The years have also seen more buildings added to campus and, in the case of the new Jim and Janet Sinegal Center for Science and Innovation, a need to relocate the Kubota-designed garden that was located in front of the former University Services Building to make way for the new construction. Several trees and boulders were relocated to the Union Green in December 2019.
Here is how the garden is described by the Seattle U Grounds and Landscaping department: “Here is a fine example of the subtle brilliance of Kubota’s style. A rich visual feast, but still very restful to the eye. One of the few remaining Bloodgood Maples on campus in the circular garden at the west entrance. The Marion Street side of this landscape was renovated by Allan Kubota in 2004 and a large Japanese weeping maple was added.”

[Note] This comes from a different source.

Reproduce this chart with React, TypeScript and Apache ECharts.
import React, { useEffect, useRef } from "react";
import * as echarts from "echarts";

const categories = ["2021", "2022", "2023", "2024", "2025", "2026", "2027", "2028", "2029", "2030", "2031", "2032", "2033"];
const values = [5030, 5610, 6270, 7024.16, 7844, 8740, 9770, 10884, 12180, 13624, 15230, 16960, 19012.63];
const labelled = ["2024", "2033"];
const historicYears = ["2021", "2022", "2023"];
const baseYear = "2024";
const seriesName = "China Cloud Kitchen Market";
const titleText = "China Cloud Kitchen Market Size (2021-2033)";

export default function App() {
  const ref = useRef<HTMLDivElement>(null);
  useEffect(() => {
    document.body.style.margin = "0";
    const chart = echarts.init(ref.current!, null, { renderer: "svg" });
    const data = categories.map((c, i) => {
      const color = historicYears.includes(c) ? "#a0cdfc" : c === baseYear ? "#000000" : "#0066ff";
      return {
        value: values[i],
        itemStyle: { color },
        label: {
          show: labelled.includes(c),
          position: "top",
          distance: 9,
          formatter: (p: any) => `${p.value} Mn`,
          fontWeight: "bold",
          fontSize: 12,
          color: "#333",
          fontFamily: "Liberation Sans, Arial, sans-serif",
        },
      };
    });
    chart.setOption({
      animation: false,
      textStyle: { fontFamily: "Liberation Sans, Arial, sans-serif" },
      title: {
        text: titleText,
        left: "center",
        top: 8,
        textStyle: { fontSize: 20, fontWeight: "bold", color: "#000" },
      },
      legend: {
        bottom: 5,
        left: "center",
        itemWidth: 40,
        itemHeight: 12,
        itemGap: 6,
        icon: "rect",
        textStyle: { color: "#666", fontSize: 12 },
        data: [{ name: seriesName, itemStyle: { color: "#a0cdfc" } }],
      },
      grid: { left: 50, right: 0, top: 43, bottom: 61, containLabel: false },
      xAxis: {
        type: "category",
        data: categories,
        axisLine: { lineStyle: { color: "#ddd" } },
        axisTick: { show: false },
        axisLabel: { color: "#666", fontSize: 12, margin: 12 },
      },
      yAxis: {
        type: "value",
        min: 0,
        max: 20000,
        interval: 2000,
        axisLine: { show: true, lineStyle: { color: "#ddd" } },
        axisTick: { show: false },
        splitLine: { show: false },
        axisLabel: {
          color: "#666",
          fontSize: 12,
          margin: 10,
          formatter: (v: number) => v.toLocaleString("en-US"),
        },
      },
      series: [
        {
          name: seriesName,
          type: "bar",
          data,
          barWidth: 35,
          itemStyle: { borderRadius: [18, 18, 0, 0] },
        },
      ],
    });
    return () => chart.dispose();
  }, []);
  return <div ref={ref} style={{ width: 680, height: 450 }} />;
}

An existing Kubota-designed space on Seattle U's campus. Photo: Gordon Inouye
Four Kubota legacy trees and two other salvaged trees, along with the boulders, are back in a new home, the Kubota Legacy Garden, located on the northwest side of the Sinegal Center. Allan Kubota, Fujitarō’s grandson, consulted on the new garden.
“The garden is being created with trees and stones originally set by the Kubota family in a setting we hope is evocative of the Kubota landscape design style,” says Lara Branigan, director of Design + Construction.

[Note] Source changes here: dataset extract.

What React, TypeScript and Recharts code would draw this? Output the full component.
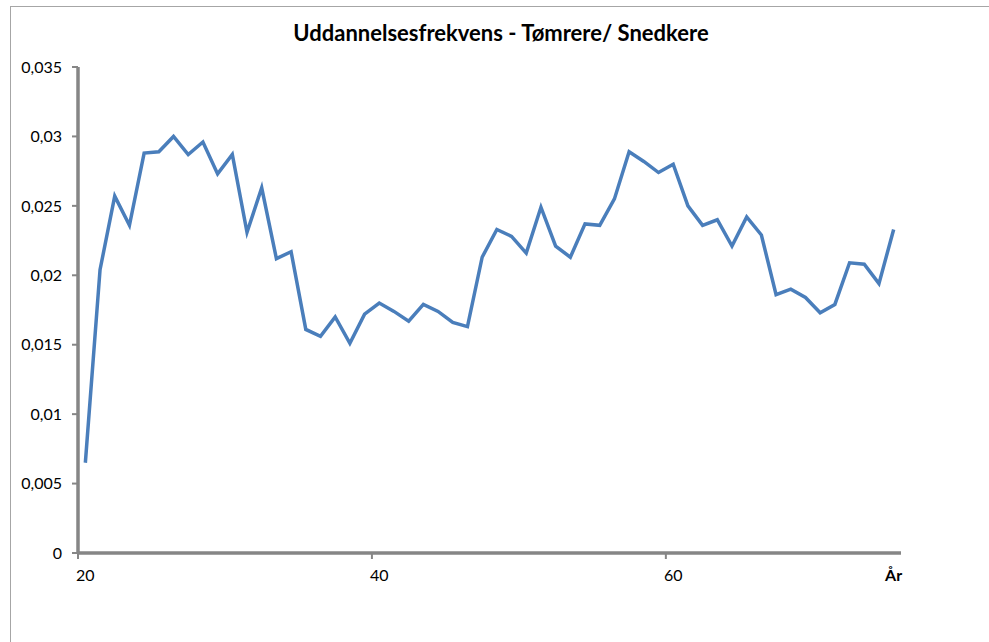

Jason Wirth, PhD, professor of philosophy, who has been part of the planning for the new garden, will author the words for a plaque commemorating the Kubota legacy at Seattle U. He lives one block from the Kubota Garden in the Rainier Beach neighborhood of South Seattle, is a Zen Buddhist priest trained in Japan and has a deep love of Japanese aesthetic and spiritual values. Wirth became a garden docent and devoted almost three years to a documentary film and a book about the Kubota family.

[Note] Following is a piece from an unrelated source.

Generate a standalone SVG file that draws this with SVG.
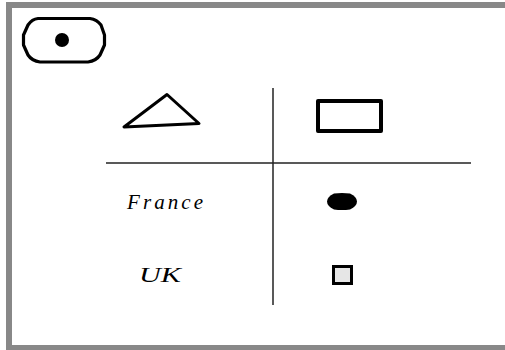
<svg xmlns="http://www.w3.org/2000/svg" width="505" height="350" viewBox="0 0 505 350">
  <style>
    .shape { stroke: #000; fill: none; stroke-linejoin: round; }
    .lbl { font-family: "Liberation Serif", "Times New Roman", serif; font-style: italic; font-size: 21px; fill: #000; }
    .grid { stroke: #222; stroke-width: 1.5; }
  </style>
  <rect x="0" y="0" width="505" height="350" fill="#fff"/>
  <rect id="frame" x="9" y="5" width="502" height="343" fill="none" stroke="#888" stroke-width="6"/>
  <g id="legend">
    <path class="shape" stroke-width="3.2" d="M38,18.5 L90,18.5 Q97,19.5 101,25 L104.5,35 L104.5,45 L100,55 Q96,61 88,62 L40,62 Q32,61 28,55 L23.5,45 L23.5,35 L28,25 Q32,19 38,18.5 Z"/>
    <circle cx="62" cy="40" r="7" fill="#000"/>
  </g>
  <g id="header-triangle">
    <polygon class="shape" stroke-width="3" points="124,127 167,94.5 199,123.5"/>
  </g>
  <g id="header-rect">
    <rect class="shape" stroke-width="4" x="318" y="101" width="63" height="30"/>
  </g>
  <g id="row-france">
    <text class="lbl" x="127" y="209" textLength="76" lengthAdjust="spacing">France</text>
  </g>
  <g id="row-uk">
    <text class="lbl" x="139" y="282" textLength="42" lengthAdjust="spacingAndGlyphs">UK</text>
  </g>
  <g id="cell-france">
    <path d="M334,193.5 Q342,192.5 350,193.5 Q357,197 357,201.5 Q357,206 350,209.5 Q342,210.5 334,209.5 Q327,206 327,201.5 Q327,197 334,193.5 Z" fill="#000"/>
  </g>
  <g id="cell-uk">
    <rect x="333.5" y="266.5" width="18" height="17" fill="#e6e6e6" stroke="#000" stroke-width="3"/>
  </g>
  <g id="connectors">
    <line class="grid" x1="106" y1="163" x2="471" y2="163"/>
    <line class="grid" x1="273" y1="88" x2="273" y2="305"/>
  </g>
</svg>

The Kubota Legacy Garden is a “super template for going forward with Kubota’s deep vision of tying the whole campus together,” says Wirth. “The wrong way to think of gardening is it’s decorative or ornamental. It’s a deep work of art and it’s also deeply spiritual. Both of those also speak to the university’s values and mission.”
Looking back at the history of the university’s post-war relationship with Kubota, Wirth says, “It spoke so well of Seattle U that they knew to be involved with this at a time when that required some courage and forward thinking” because of racial discrimination against Japanese American citizens.